### DATA BLOCK

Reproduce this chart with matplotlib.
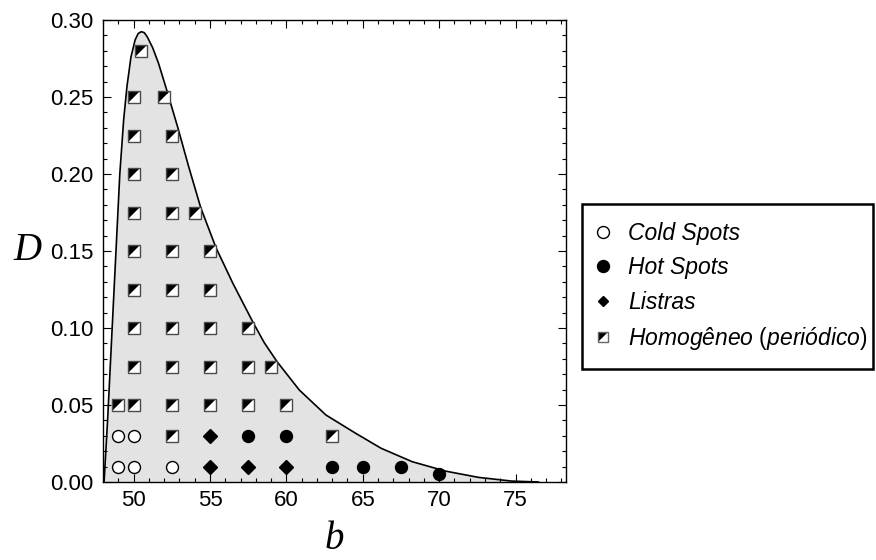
import matplotlib
matplotlib.use('Agg')
import matplotlib.pyplot as plt
from matplotlib.lines import Line2D
from matplotlib.patches import Rectangle
from matplotlib.ticker import MultipleLocator, FormatStrFormatter

plt.rcParams['font.family'] = 'Liberation Sans'
plt.rcParams['mathtext.fontset'] = 'custom'
plt.rcParams['mathtext.rm'] = 'Liberation Sans'
plt.rcParams['mathtext.it'] = 'Liberation Sans:italic'

# Fronteira da região de instabilidade (sobe pela esquerda, desce pela direita)
curva_b = [48.07, 48.3, 48.55, 48.8, 49.1, 49.35, 49.57, 49.83, 50.1, 50.3,
           50.5, 50.7, 50.9, 51.25, 51.63, 52.17, 52.9, 53.6, 54.4, 55.4,
           56.5, 57.8, 58.55, 59.4, 60.85, 62.59, 64.54, 66.2, 68.23, 70.4,
           72.57, 74.74, 76.5]
curva_D = [0.0, 0.04, 0.09, 0.14, 0.2, 0.235, 0.257, 0.276, 0.287, 0.2912,
           0.2924, 0.2918, 0.289, 0.282, 0.272, 0.2545, 0.230, 0.205, 0.178, 0.152,
           0.129, 0.104, 0.0905, 0.078, 0.0597, 0.0435, 0.0316, 0.0219, 0.0132, 0.0071,
           0.003, 0.0006, 0.0]

# Simulações: padrão obtido em cada ponto (b, D)
cold_b = [49, 50, 49, 50, 52.5]
cold_D = [0.03, 0.03, 0.01, 0.01, 0.01]

hot_b = [57.5, 60, 63, 65, 67.5, 70]
hot_D = [0.03, 0.03, 0.01, 0.01, 0.01, 0.005]

listras_b = [55, 55, 57.5, 60]
listras_D = [0.03, 0.01, 0.01, 0.01]

homog_b = [52.5, 63,
           49, 50, 52.5, 55, 57.5, 60,
           50, 52.5, 55, 57.5, 59,
           50, 52.5, 55, 57.5,
           50, 52.5, 55,
           50, 52.5, 55,
           50, 52.5, 54,
           50, 52.5,
           50, 52.5,
           50, 52,
           50.5]
homog_D = [0.03, 0.03,
           0.05, 0.05, 0.05, 0.05, 0.05, 0.05,
           0.075, 0.075, 0.075, 0.075, 0.075,
           0.1, 0.1, 0.1, 0.1,
           0.125, 0.125, 0.125,
           0.15, 0.15, 0.15,
           0.175, 0.175, 0.175,
           0.2, 0.2,
           0.225, 0.225,
           0.25, 0.25,
           0.28]

labels = ['Cold Spots', 'Hot Spots', 'Listras',
          r'$\mathit{Homogêneo}$ ($\mathit{periódico}$)']

# marcador "meio preto / meio branco" cortado na diagonal
tri_preto = [(-1, -1), (-1, 1), (1, 1)]
tri_branco = [(-1, -1), (1, -1), (1, 1)]


def homog_marker(ax, x, y, ms):
    a = ax.plot(x, y, ls='none', marker=tri_branco, ms=ms, mfc='white', mew=0, zorder=4)[0]
    b = ax.plot(x, y, ls='none', marker=tri_preto, ms=ms, mfc='black', mew=0, zorder=5)[0]
    c = ax.plot(x, y, ls='none', marker='s', ms=ms, mfc='none', mec='#4a4a4a', mew=1.0, zorder=6)[0]
    return a, b, c


W, H = 876, 560
fig = plt.figure(figsize=(W / 100, H / 100), dpi=100)
ax = fig.add_axes([103 / W, 1 - 482 / H, 463 / W, 462 / H])

ax.fill_between(curva_b, curva_D, 0, color='#e3e3e3', lw=0, zorder=1)
ax.plot(curva_b, curva_D, color='black', lw=1.2, zorder=2)

ax.plot(cold_b, cold_D, ls='none', marker='o', ms=8.6, mfc='white', mec='black', mew=1.0, zorder=4)
ax.plot(hot_b, hot_D, ls='none', marker='o', ms=8.6, mfc='black', mec='black', zorder=4)
ax.plot(listras_b, listras_D, ls='none', marker='D', ms=7, mfc='black', mec='black', zorder=4)
homog_marker(ax, homog_b, homog_D, 8.4)

ax.set_xlim(48, 78.3)
ax.set_ylim(0, 0.30)
ax.xaxis.set_major_locator(MultipleLocator(5))
ax.xaxis.set_minor_locator(MultipleLocator(1))
ax.yaxis.set_major_locator(MultipleLocator(0.05))
ax.yaxis.set_minor_locator(MultipleLocator(0.01))
ax.yaxis.set_major_formatter(FormatStrFormatter('%.2f'))
ax.tick_params(which='both', direction='in', top=True, right=True, labelsize=16, width=0.8)
ax.tick_params(which='major', length=6)
ax.tick_params(which='minor', length=3)
ax.tick_params(axis='x', pad=6)
ax.tick_params(axis='y', pad=7)
for s in ax.spines.values():
    s.set_linewidth(1.0)

ax.set_xlabel('b', fontsize=28, family='Liberation Serif', style='italic')
ax.xaxis.set_label_coords(0.5, -0.085)
ax.set_ylabel('D', fontsize=28, family='Liberation Serif', style='italic',
              rotation=0, ha='center', va='center')
ax.yaxis.set_label_coords(-0.164, 0.5)

# legenda (moldura desenhada à parte)
h_cold = Line2D([], [], ls='none', marker='o', ms=8.6, mfc='white', mec='black', mew=1.0)
h_hot = Line2D([], [], ls='none', marker='o', ms=8.6, mfc='black', mec='black')
h_list = Line2D([], [], ls='none', marker='D', ms=5.5, mfc='black', mec='black')
h_hom = (Line2D([], [], ls='none', marker=tri_branco, ms=7.8, mfc='white', mew=0),
         Line2D([], [], ls='none', marker=tri_preto, ms=7.8, mfc='black', mew=0),
         Line2D([], [], ls='none', marker='s', ms=7.8, mfc='none', mec='#666666', mew=1.0))

leg = fig.legend([h_cold, h_hot, h_list, h_hom], labels,
                 loc='upper left', bbox_to_anchor=(597 / W, 1 - 222 / H),
                 frameon=False, borderpad=0, handlelength=0.5, handletextpad=0.85,
                 labelspacing=0.5, borderaxespad=0, fontsize=16.5, numpoints=1)
for t in leg.get_texts()[:3]:
    t.set_style('italic')

fig.add_artist(Rectangle((582 / W, 1 - 369 / H), (873 - 582) / W, (369 - 204) / H,
                         transform=fig.transFigure, fill=False, ec='black', lw=1.8))

fig.savefig('out.png', dpi=100)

######

Restate the data word for word from its first line through the line with "plt.rcParams['mathtext.it'] = 'Liberation", leaving out any picture along the way.

Reproduce this chart with matplotlib.
import matplotlib
matplotlib.use('Agg')
import matplotlib.pyplot as plt
from matplotlib.lines import Line2D
from matplotlib.patches import Rectangle
from matplotlib.ticker import MultipleLocator, FormatStrFormatter

plt.rcParams['font.family'] = 'Liberation Sans'
plt.rcParams['mathtext.fontset'] = 'custom'
plt.rcParams['mathtext.rm'] = 'Liberation Sans'
plt.rcParams['mathtext.it'] = 'Liberation Sans:italic'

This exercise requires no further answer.